Deadline: 31-Jan-24
The Democracy at Work Fund is currently accepting applications to build resilience among frontline workers’ organizations leading efforts at the intersection of labor rights, democracy, and a just transition.
The Democracy at Work Fund pools support from multiple funders to deliver small grants to frontline organizations in Asia, Africa, and Latin America aimed at building resilience and strengthening the capacity of workers’ organizations. The Fund prioritizes efforts led directly by workers in the informal economy, by women and migrant-led organizations, as well as efforts at the intersection of workers’ rights, gender justice, racial justice, and climate justice.
Areas
- Bolstering capacity to ensure physical and digital security, for example:
- Support to build technical and practical capacity of worker organizations to establish safeguarding mechanisms, develop safety protocols, and other strategies to address digital and physical threats. This could be through training and accompaniment on offline and online security practices and protocol, developing strategic partnerships with human rights defenders protection organizations, and building mutual support mechanisms.
- Pilot projects or capacity-building support to enable workers to use new technologies to build power, foster alliances, organize, strategize, and anticipate threats especially in contexts where there are growing threats to civic space.
- Responding to legal threats and building legal security, for example:
- Technical training to support labor rights defenders and those working at the intersection of labor and climate issues to respond to restrictive legislation, or to build peer support networks.
- Support to enable organizing campaigns to remain intact beyond an immediate threat, especially in contexts of closing civic space.
- Concerted efforts to document and expose threats and attacks against labor rights defenders in retaliation to their work on labor rights issues.
- Power-building work to improve working conditions and to defend core enabling rights to organize, associate and bargain collectively, for example:
- Strategies to advance social dialogue and collectivization among gig workers, workers in transition mineral supply chains, and workers in non-standard employment; not conducive to conventional modes of organization and collective bargaining;
- Support and advocacy for the recognition and rights of informal and marginalized workers, particularly women, migrants, and ethnic and racial minorities;
- Peer training on how to successfully organize, and build strategies and campaigns for change that will endure beyond single, time-bound issues.
Funding Information
- Budget requests within the range of $10,000 to $100,000 total for up to two years will be considered.

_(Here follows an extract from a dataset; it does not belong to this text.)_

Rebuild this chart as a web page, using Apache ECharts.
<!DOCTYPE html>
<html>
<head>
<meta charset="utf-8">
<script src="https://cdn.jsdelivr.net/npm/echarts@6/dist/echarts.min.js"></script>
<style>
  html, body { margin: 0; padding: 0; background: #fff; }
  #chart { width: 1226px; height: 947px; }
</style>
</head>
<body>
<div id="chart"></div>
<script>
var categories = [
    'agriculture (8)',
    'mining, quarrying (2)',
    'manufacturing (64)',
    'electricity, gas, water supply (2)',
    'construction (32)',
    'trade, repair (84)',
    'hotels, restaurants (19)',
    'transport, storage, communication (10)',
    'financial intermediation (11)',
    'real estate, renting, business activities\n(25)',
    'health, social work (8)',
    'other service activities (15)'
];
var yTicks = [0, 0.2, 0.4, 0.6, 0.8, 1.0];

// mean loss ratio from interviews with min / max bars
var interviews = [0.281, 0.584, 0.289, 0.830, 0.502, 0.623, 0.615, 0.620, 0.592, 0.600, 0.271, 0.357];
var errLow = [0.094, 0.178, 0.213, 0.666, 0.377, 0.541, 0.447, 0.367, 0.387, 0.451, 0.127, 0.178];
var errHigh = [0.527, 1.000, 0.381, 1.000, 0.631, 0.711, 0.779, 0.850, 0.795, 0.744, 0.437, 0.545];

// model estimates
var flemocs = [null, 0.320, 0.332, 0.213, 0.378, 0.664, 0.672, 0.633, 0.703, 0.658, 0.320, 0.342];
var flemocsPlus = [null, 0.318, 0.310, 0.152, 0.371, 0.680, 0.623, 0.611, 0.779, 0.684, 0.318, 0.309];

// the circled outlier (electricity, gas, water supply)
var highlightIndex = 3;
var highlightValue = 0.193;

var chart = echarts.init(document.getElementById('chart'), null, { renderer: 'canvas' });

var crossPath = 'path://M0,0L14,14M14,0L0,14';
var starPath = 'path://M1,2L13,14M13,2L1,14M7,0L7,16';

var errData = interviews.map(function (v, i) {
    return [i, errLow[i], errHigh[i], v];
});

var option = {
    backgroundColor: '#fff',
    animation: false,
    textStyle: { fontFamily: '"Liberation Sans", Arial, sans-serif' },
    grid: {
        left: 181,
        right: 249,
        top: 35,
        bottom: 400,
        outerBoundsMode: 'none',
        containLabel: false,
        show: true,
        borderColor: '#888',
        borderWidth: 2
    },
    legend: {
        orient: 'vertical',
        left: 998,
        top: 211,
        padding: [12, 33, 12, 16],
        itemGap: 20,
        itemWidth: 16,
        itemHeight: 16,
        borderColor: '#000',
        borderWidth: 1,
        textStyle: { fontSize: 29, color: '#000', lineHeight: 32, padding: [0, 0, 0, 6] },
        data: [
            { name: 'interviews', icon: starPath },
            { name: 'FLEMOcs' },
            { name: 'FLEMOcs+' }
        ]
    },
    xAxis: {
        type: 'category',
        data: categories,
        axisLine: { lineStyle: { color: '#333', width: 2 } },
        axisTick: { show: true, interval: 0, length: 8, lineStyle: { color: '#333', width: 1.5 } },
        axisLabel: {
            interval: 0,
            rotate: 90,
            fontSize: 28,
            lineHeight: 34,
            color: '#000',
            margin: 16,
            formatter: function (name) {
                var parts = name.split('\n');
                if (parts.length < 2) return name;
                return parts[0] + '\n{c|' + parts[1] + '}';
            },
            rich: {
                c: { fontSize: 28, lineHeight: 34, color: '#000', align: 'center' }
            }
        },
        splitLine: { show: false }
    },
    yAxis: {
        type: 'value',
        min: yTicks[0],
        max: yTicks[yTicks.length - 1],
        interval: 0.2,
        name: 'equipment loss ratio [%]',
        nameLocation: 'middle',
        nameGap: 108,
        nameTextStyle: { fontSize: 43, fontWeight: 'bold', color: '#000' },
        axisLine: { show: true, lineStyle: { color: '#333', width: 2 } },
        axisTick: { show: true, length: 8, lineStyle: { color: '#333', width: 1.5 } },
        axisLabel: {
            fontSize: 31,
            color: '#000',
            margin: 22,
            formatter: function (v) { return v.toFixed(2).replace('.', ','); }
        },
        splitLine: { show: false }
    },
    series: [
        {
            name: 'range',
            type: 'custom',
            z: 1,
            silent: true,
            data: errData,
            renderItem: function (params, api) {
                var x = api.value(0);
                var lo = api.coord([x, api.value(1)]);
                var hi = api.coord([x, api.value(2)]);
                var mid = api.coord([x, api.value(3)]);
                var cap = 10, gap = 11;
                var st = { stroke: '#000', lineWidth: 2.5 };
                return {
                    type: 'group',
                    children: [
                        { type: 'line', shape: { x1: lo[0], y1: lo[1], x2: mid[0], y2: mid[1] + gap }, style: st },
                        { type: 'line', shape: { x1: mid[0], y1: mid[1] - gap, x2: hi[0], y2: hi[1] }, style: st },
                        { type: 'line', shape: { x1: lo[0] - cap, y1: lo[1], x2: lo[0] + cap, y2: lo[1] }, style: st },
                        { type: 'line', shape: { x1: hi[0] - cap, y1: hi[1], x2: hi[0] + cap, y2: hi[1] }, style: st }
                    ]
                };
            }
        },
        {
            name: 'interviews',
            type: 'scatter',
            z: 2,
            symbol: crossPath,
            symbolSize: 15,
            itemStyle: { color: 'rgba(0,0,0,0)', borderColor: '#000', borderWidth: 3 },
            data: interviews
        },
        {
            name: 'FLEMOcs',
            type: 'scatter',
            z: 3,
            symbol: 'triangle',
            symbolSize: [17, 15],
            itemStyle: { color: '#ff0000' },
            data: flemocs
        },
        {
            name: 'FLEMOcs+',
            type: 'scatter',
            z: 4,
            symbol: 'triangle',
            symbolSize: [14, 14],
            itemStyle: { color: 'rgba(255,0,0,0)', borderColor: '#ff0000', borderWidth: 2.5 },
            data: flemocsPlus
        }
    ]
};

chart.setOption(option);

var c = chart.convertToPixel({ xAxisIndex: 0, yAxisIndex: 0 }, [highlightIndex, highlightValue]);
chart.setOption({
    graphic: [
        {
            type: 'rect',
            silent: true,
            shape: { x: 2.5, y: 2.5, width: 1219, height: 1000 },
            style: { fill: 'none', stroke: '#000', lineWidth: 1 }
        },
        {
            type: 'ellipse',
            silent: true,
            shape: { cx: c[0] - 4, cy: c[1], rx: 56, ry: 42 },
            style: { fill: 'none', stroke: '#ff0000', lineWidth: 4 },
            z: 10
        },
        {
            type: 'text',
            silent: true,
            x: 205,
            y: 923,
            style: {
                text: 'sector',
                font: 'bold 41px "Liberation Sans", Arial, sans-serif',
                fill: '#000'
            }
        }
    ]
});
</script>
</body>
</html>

- Projects can start from April 2024 and range in duration from a few months to up to two years.
Geographic Scope
- The Fund will be rolled out in 11 focus countries in the Global South. These are: Argentina, Bangladesh, Brazil, Costa Rica, Ecuador, Ghana, Indonesia, Kenya, Malaysia, South Africa, and Uganda.
- These countries were selected on the basis of the scale and significance of threats to the rights of workers engaging on the frontlines of democracy and/or the climate crisis, the presence of opportunities in the wider ecosystem to push for positive reform, and the legal and regulatory context for foreign funding. They recognise there is no shortage of need to support this work. Additional countries may be considered in future funding rounds.
Eligibility Criteria
- Applicants in the following groups are encouraged to apply.

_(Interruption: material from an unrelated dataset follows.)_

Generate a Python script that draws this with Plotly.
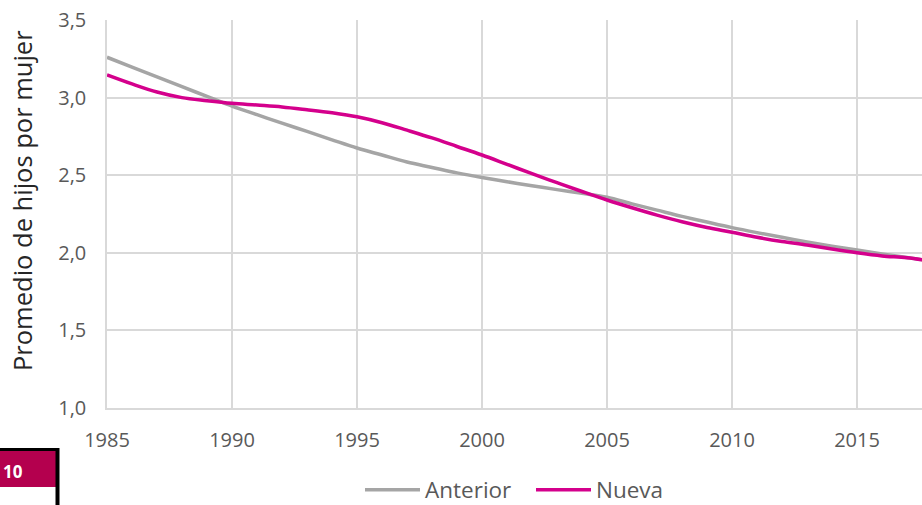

- Initiatives led directly by workers, whether in trade unions or more hybrid associations or groups, driving work aimed at institutional strengthening, advocacy, communication and other forms of capacity-building.
- Priority will be given to efforts led by workers from historically marginalized groups and/or in sectors or forms of employment where conventional modes of organization and collective bargaining have been especially challenging, such as in digital labor platforms, care and domestic work, informal work and among migrant workers.
- Organizations, associations and movements led by workers within the geographic scope will be given priority. Cross-country and regional initiatives involving either of these regions as well as another region would also be considered. The Fund may be expanded in the future to include a dedicated focus on other countries if sufficient funding is available.
- Proposals from more than one organization or entity as co-applicants should indicate the division of labor and respective roles of each organization.